Acceding to a plea by a delegation of Jewish leader Interior Minister Skucas today permitted entry of 200 Suwalki Jews, mainly women and children, who had been deported from the Nazi-held Polish city into a no-man’s-land near the Lithuanian border and had been suffering horribly from the freezing weather.

Meanwhile, the Lithuanian Government has requested the governments of Russia, Sweden, Norway, Denmark, Germany and the United States to receive a certain number of the refugees now in this country. Russia has complied, accepting 1,500 refugees whom they interned. Sweden and Norway have declined, explaining they were faced with the problem of accomodating a great number of Finnish refugees. The other states have not yet replied.

The Government, it was learned, will discuss with Germany the question of repatriating 300 Wilno Jews arrested or interned in the Reich.
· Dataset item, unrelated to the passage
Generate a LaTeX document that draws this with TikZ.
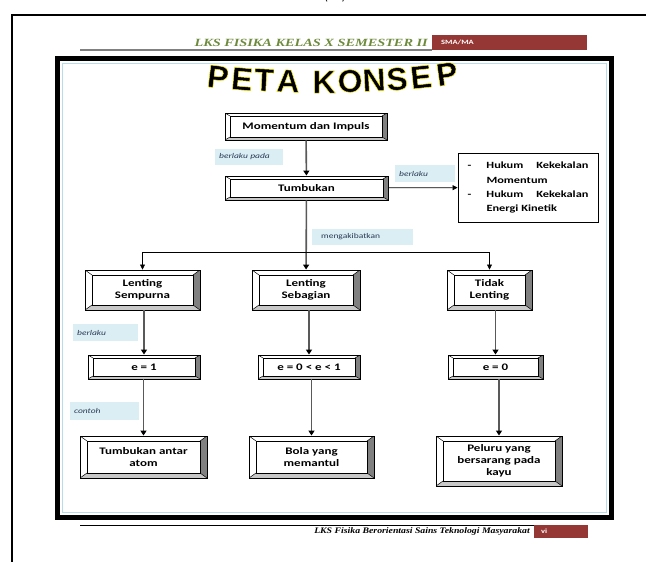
\documentclass[tikz,border=0pt]{standalone}
\usepackage{fontspec}
\setmainfont{Carlito}
\newfontfamily\boxfont[FakeStretch=1.3]{Carlito}
\newfontfamily\titlefont[BoldFeatures={FakeBold=1.5}]{Liberation Sans}
\newfontfamily\headfont[FakeStretch=1.3]{Liberation Serif}
\newfontfamily\footfont[FakeStretch=1.15]{Liberation Serif}
\usepackage{xcolor}
\usepackage{tikz}
\usetikzlibrary{arrows.meta, positioning, calc}

\definecolor{redbar}{HTML}{953735}
\definecolor{lblue}{HTML}{DBEEF4}
\definecolor{frameblue}{HTML}{B7DEE8}
\definecolor{bevdark}{HTML}{808080}
\definecolor{bevlight}{HTML}{C8C8C8}
\definecolor{headgreen}{HTML}{6E8B3D}
\definecolor{lbltext}{HTML}{2B3A55}

% yellow outlined letters
\newcommand{\glowchar}[1]{\special{pdf:literal direct 2 Tr 1.6 w 1 0.95 0 RG}#1\special{pdf:literal direct 0 Tr}}

\begin{document}
\begin{tikzpicture}[x=1pt, y=-1pt,
    bevel/.style 2 args={draw, line width=0.9pt, fill=white, align=center, inner sep=0pt,
        font=\boxfont\bfseries\fontsize{10}{12}\selectfont,
        path picture={
            \coordinate (bl) at (path picture bounding box.south west);
            \coordinate (br) at (path picture bounding box.south east);
            \coordinate (tr) at (path picture bounding box.north east);
            \coordinate (tl) at (path picture bounding box.north west);
            \coordinate (ibl) at ($(bl)+(#1pt,#2pt)$);
            \coordinate (ibr) at ($(br)+(-#1pt,#2pt)$);
            \coordinate (itr) at ($(tr)+(-#1pt,-#2pt)$);
            \coordinate (itl) at ($(tl)+(#1pt,-#2pt)$);
            \fill[bevdark] (tr) -- (br) -- (ibr) -- (itr) -- cycle;
            \fill[bevlight] (bl) -- (br) -- (ibr) -- (ibl) -- cycle;
            \draw[line width=0.6pt] (ibl) rectangle (itr);
            \draw[line width=0.5pt] (bl) -- (ibl) (br) -- (ibr) (tr) -- (itr) (tl) -- (itl);
        }},
    smallbox/.style={bevel={5}{3}},
    bigbox/.style={bevel={7}{5}},
    lbl/.style={fill=lblue, anchor=west, inner xsep=4pt, inner ysep=0pt, text width=#1-8pt,
        align=left, minimum height=16pt, text=lbltext,
        font=\boxfont\itshape\fontsize{7.3}{8}\selectfont},
    flow/.style={draw=gray!70!black, line width=1.6pt, -{Triangle[length=5pt, width=6pt, color=black]}},
    link/.style={draw=black, line width=0.7pt},
    linkarrow/.style={link, -{Triangle[length=5pt, width=5pt]}},
    titlechar/.style={font=\titlefont\bfseries\fontsize{32}{32}\selectfont, inner sep=0pt}
]
\useasboundingbox (0,0) rectangle (646,562);
\fill[white] (0,0) rectangle (646,562);

% page frame and header
\node[font=\rmfamily\fontsize{12}{12}\selectfont, anchor=base] (paren) at (335,1) {(\hspace{14pt})};
\draw[line width=1.6pt] (12,562) -- (12,15) -- (646,15);
\draw[gray, line width=1.5pt] (80,50) -- (432,50);
\fill[redbar] (432,35) rectangle (587,50);
\node[anchor=west, text=white, inner sep=0pt, font=\boxfont\bfseries\fontsize{6.5}{7}\selectfont] (sma) at (441,42.5) {SMA/MA};
\node[anchor=east, inner sep=0pt, text=headgreen, font=\headfont\bfseries\itshape\fontsize{11}{11}\selectfont] (head) at (428,43) {LKS FISIKA KELAS X SEMESTER II};

% inner frame
\draw[line width=5pt] (57.5,58.5) rectangle (611,517);
\draw[frameblue, line width=1pt] (62,63) rectangle (606.5,512.5);

% title
\foreach \ch/\px/\py/\rot [count=\i] in {P/218/77/-7, E/242/79/-5, T/264/80/-3, A/288/81/-2,
    K/324/82/0, O/350/81/1, N/374/80/3, S/397/79/4, E/421/77/6, P/447/74/8}
    \node[titlechar, rotate=\rot] (ttl\i) at (\px,\py) {\glowchar{\ch}};

% concept boxes
\node[smallbox, minimum width=162pt, minimum height=27pt] (momen) at (306,126.5) {Momentum dan Impuls};
\node[smallbox, minimum width=163pt, minimum height=24pt] (tumb) at (306.5,188) {Tumbukan};
\node[draw, line width=0.9pt, fill=white, minimum width=140pt, minimum height=69pt, inner sep=0pt,
    font=\boxfont\bfseries\fontsize{9.5}{14.3}\selectfont] (hukum) at (528,187.5)
    {\begin{tabular}{@{}p{19pt}@{}p{102pt}@{}}
     - & Hukum\hfill Kekekalan\\
       & Momentum\\
     - & Hukum\hfill Kekekalan\\
       & Energi Kinetik
     \end{tabular}};

\node[bigbox, minimum width=115pt, minimum height=40pt] (sempurna) at (142.5,290) {Lenting\\Sempurna};
\node[bigbox, minimum width=108pt, minimum height=40pt] (sebag) at (306,290) {Lenting\\Sebagian};
\node[bigbox, minimum width=85pt, minimum height=40pt] (tidak) at (489.5,290) {Tidak\\Lenting};

\node[smallbox, minimum width=112pt, minimum height=24pt] (eone) at (144,367) {e = 1};
\node[smallbox, minimum width=102pt, minimum height=24pt] (emid) at (309,367) {e = 0 < e < 1};
\node[smallbox, minimum width=95pt, minimum height=24pt] (ezero) at (495.5,367) {e = 0};

\node[bigbox, minimum width=127pt, minimum height=42pt] (atom) at (143.5,457) {Tumbukan antar\\atom};
\node[bigbox, minimum width=125pt, minimum height=42pt] (bola) at (311.5,457) {Bola yang\\memantul};
\node[bigbox, minimum width=126pt, minimum height=50pt] (peluru) at (499,461) {Peluru yang\\bersarang pada\\kayu};

% link labels
\node[lbl=68pt] (lblpada) at (215,157) {berlaku pada};
\node[lbl=60pt, minimum height=17pt] (lblhukum) at (395,173.5) {berlaku};
\node[lbl=91pt, font=\boxfont\fontsize{7.3}{8}\selectfont, inner xsep=9pt] (lblakibat) at (312,237) {mengakibatkan};
\node[lbl=65pt, minimum height=17pt] (lbleone) at (73,332.5) {berlaku};
\node[lbl=69pt, minimum height=18pt] (lblcontoh) at (70,411) {contoh};

% connectors
\coordinate (split) at (306.5,252);
\draw[flow] (momen) -- (tumb);
\draw[linkarrow] (tumb) -- (hukum);
\draw[flow] (tumb) -- (sebag);
\draw[linkarrow] (split) -| (sempurna);
\draw[linkarrow] (split) -| (tidak);
\draw[flow] (sempurna.south -| eone.north) -- (eone.north);
\draw[flow] (sebag.south -| emid.north) -- (emid.north);
\draw[flow] (tidak.south -| ezero.north) -- (ezero.north);
\draw[flow] (eone.south -| atom.north) -- (atom.north);
\draw[flow] (emid.south -| bola.north) -- (bola.north);
\draw[flow] (ezero.south -| peluru.north) -- (peluru.north);

% footer
\draw[line width=0.8pt] (80,525) -- (534,525);
\fill[redbar] (534,525) rectangle (588,538);
\node[anchor=west, text=white, inner sep=0pt, font=\boxfont\bfseries\fontsize{6.5}{7}\selectfont] (pageno) at (541,531.5) {vi};
\node[anchor=east, inner sep=0pt, font=\footfont\bfseries\itshape\fontsize{8.5}{9}\selectfont] (foot) at (530,531) {LKS Fisika Berorientasi Sains Teknologi Masyarakat};
\end{tikzpicture}
\end{document}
In an audience granted to A.M. Kaiser, representative of the Polish Jewish Relief Fund of Britain, Premier Col. Antanas Merkys promised that the Government would fulfill its duty of giving asylum to refugees. He said all would be given residence and labor permits for “productive” professions. The Premier said that clothing sent to the refugees from England would be exempt from customs duties. He added that the Government would negotiate with neutral governments for transit visas for those refugees able to emigrate, but that material assistance from abroad was necessary. He expressed thanks to British Jewry for its interest in the problem.